To: Brad Last, Lowry Snow, LaVar Christensen, Kim Coleman, Bruce Cutler, Steve Eliason, Justin Fawson, Francis Gibson, Eric Hutchings, David Lifferth, Daniel McCay, Carol Moss, mnoel, Marie Poulson,
Subject: HB164 & HB201 - From SAGE parent reviewer
Date: Tue Feb 16 01:35:38 MST 2016
Dear House Education Committee:
I was on the first 15 parent review panel for the SAGE assessment. I had issues with the assessment that were not satisfactorily addressed. I will not allow my children to log into the SAGE portal for any assessments.
SAGE is not just and end-of-level assessment. Students log onto the system year round for formative and interim assessments as well. The changes made by HB64 would allow a student to opt out of the end-of-level test, but not the practice tests. This doesn't make sense.
I saw Representative Powell on the news saying that the statute as written would allow students to avoid any test. This is not true. The statute only applies to statewide mandated assessments (SAGE) which clearly distinguishes them from assessments selected by individual teachers regardless of funding.

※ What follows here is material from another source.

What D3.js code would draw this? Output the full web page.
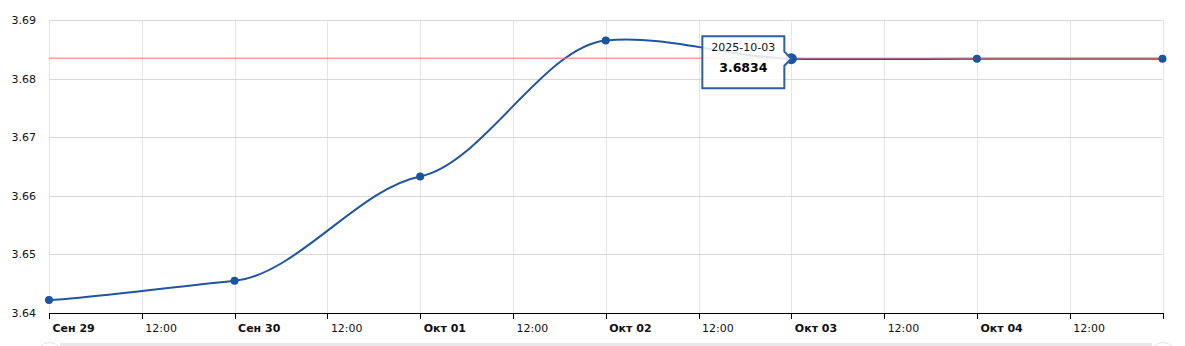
<!DOCTYPE html>
<html>
<head>
<meta charset="utf-8">
<script src="https://cdn.jsdelivr.net/npm/d3@7"></script>
<style>
  html, body { margin: 0; padding: 0; background: #fff; }
  svg { display: block; font-family: "DejaVu Sans", Verdana, sans-serif; }
</style>
</head>
<body>
<div id="chart"></div>
<script>
// rate by day
const dates = ['2025-09-29', '2025-09-30', '2025-10-01', '2025-10-02', '2025-10-03', '2025-10-04', '2025-10-05'];
const values = [3.6422, 3.6455, 3.6633, 3.6865, 3.6834, 3.6834, 3.6834];
const yTicks = [3.64, 3.65, 3.66, 3.67, 3.68, 3.69];
const xLabels = ['Сен 29', '12:00', 'Сен 30', '12:00', 'Окт 01', '12:00', 'Окт 02', '12:00', 'Окт 03', '12:00', 'Окт 04', '12:00'];
const lastValue = 3.6834;
const hoverIndex = 4;

const W = 1185, H = 346;
const marg = { left: 49, right: 22.5, top: 20, bot: 33 };

const parse = d3.utcParse('%Y-%m-%d');
const pts = dates.map((d, i) => ({ t: parse(d), v: values[i] }));

const x = d3.scaleUtc().domain([parse('2025-09-29'), parse('2025-10-05')]).range([marg.left, W - marg.right]);
const y = d3.scaleLinear().domain([3.64, 3.69]).range([H - marg.bot, marg.top]);

const svg = d3.select('#chart').append('svg').attr('width', W).attr('height', H);

// grid
const xTicks = d3.utcHour.every(12).range(x.domain()[0], d3.utcHour.offset(x.domain()[1], 1));
svg.append('g').selectAll('line').data(xTicks).enter().append('line')
  .attr('x1', d => Math.round(x(d)) + 0.5).attr('x2', d => Math.round(x(d)) + 0.5)
  .attr('y1', y(3.69)).attr('y2', y(3.64))
  .attr('stroke', '#e6e6e6');
svg.append('g').selectAll('line').data(yTicks).enter().append('line')
  .attr('x1', marg.left).attr('x2', W - marg.right)
  .attr('y1', d => Math.round(y(d)) + 0.5).attr('y2', d => Math.round(y(d)) + 0.5)
  .attr('stroke', '#d8d8d8');

// y labels
svg.append('g').selectAll('text').data(yTicks).enter().append('text')
  .attr('x', 36).attr('y', d => y(d) + 4)
  .attr('text-anchor', 'end').attr('font-size', 11).attr('fill', '#111')
  .text(d => d.toFixed(2));

// x axis
const xAxis = svg.append('g');
xAxis.append('line').attr('x1', marg.left).attr('x2', W - marg.right + 0.5)
  .attr('y1', y(3.64) + 0.5).attr('y2', y(3.64) + 0.5).attr('stroke', '#000');
xAxis.selectAll('.tk').data(xTicks).enter().append('line')
  .attr('x1', d => Math.round(x(d)) + 0.5).attr('x2', d => Math.round(x(d)) + 0.5)
  .attr('y1', y(3.64)).attr('y2', y(3.64) + 6).attr('stroke', '#000');
xAxis.selectAll('text').data(xLabels).enter().append('text')
  .attr('x', (d, i) => x(xTicks[i]) + 3.5).attr('y', y(3.64) + 19)
  .attr('font-size', 11).attr('fill', '#111')
  .attr('font-weight', d => d === '12:00' ? 'normal' : 'bold')
  .text(d => d);

// smoothed line, bezier tension 6 horizontally / 20 vertically
function smoothPath(p) {
  const bx = 6, by = 20;
  let d = 'M' + p[0][0] + ',' + p[0][1];
  for (let i = 0; i < p.length - 1; i++) {
    const p0 = p[Math.max(i - 1, 0)], p1 = p[i], p2 = p[i + 1], p3 = p[Math.min(i + 2, p.length - 1)];
    const c1x = (-p0[0] + bx * p1[0] + p2[0]) / bx, c1y = (-p0[1] + by * p1[1] + p2[1]) / by;
    const c2x = (p1[0] + bx * p2[0] - p3[0]) / bx, c2y = (p1[1] + by * p2[1] - p3[1]) / by;
    d += 'C' + c1x + ',' + c1y + ' ' + c2x + ',' + c2y + ' ' + p2[0] + ',' + p2[1];
  }
  return d;
}

const xy = pts.map(d => [x(d.t), y(d.v)]);
svg.append('path').attr('d', smoothPath(xy))
  .attr('fill', 'none').attr('stroke', '#1f55a2').attr('stroke-width', 2)
  .attr('stroke-linejoin', 'round').attr('stroke-linecap', 'round');

// last value line
svg.append('line').attr('x1', marg.left).attr('x2', W - marg.right)
  .attr('y1', y(lastValue) - 0.5).attr('y2', y(lastValue) - 0.5)
  .attr('stroke', '#ef7272').attr('stroke-width', 1);

// markers
svg.append('g').selectAll('circle').data(pts).enter().append('circle')
  .attr('cx', d => x(d.t)).attr('cy', d => y(d.v))
  .attr('r', (d, i) => i === hoverIndex ? 5.5 : 4)
  .attr('fill', '#1c54a1');

// tooltip
const hp = pts[hoverIndex];
const tx = x(hp.t), ty = y(hp.v);
const tip = svg.append('g');
const bx0 = tx - 89, bx1 = tx - 7, by0 = ty - 22.5, by1 = ty + 29.5;
tip.append('path')
  .attr('d', `M${bx0},${by0}H${bx1}V${ty - 7}L${tx},${ty}L${bx1},${ty + 7}V${by1}H${bx0}Z`)
  .attr('fill', 'rgba(255,255,255,0.85)').attr('stroke', '#2f5ea6').attr('stroke-width', 2);
tip.append('text').attr('x', (bx0 + bx1) / 2).attr('y', by0 + 15)
  .attr('text-anchor', 'middle').attr('font-size', 11).attr('fill', '#111')
  .text(d3.utcFormat('%Y-%m-%d')(hp.t));
tip.append('text').attr('x', (bx0 + bx1) / 2).attr('y', by0 + 36)
  .attr('text-anchor', 'middle').attr('font-size', 12.5).attr('font-weight', 'bold').attr('fill', '#000')
  .text(hp.v.toFixed(4));

// scrollbar remnant at the bottom
svg.append('rect').attr('x', 60).attr('y', 343).attr('width', 1092).attr('height', 4).attr('fill', '#e8e8e8');
svg.selectAll('.grip').data([marg.left, W - marg.right]).enter().append('circle')
  .attr('cx', d => d + 0.5).attr('cy', 355).attr('r', 12.5)
  .attr('fill', '#fff').attr('stroke', '#e4e4e4');
</script>
</body>
</html>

Second, as a parent I already have the right to "opt out" of any curriculum, assessment etc. I disagree with. (Education policy in Utah is supposed to be " secondary and supportive to the primary role of a parent." http://le.utah.gov/xcode/Title62a/Chapter4a/62a-4a-S201.html) The opt out statute wasn't written to grant parents an existing fundamental right, but to create safe harbor for schools and teachers who are under legislative mandate, to allow them to accommodate parents without penalty. (This legally allowed Alpine school district to exclude non-participants from averages affecting accountability, for example.)
The statute also allows for parents to opt out of educational software to which parents object. The issue for me and of many parents I know is one of unsecured and undisclosed student data collection by the third party vendor, which needs to be addressed separately. This issue will not be solved by mandating participation.
If students grades are affected by the SAGE test, then the opt out provision that remains after HB64 is meaningless. Either students who opt out get free credit, have to complete an non-equivalent activity, or are penalized in their grade.
The section on incentives is also problematic. The wording in existing statute was not random. It was designed to keep teachers from doing things like this true scenario where a teacher gave a pizza party for test takers while the two students whose parents opted them out were excluded and singled out in front of the class.
Representative Poulson's HB201 is a better way to address the problem of teachers feeling like they need to resort to such unprofessional tactics to incentivize kids taking the test against their parent's wishes. It removes the SAGE scores from their professional evaluations as well. I support this measure.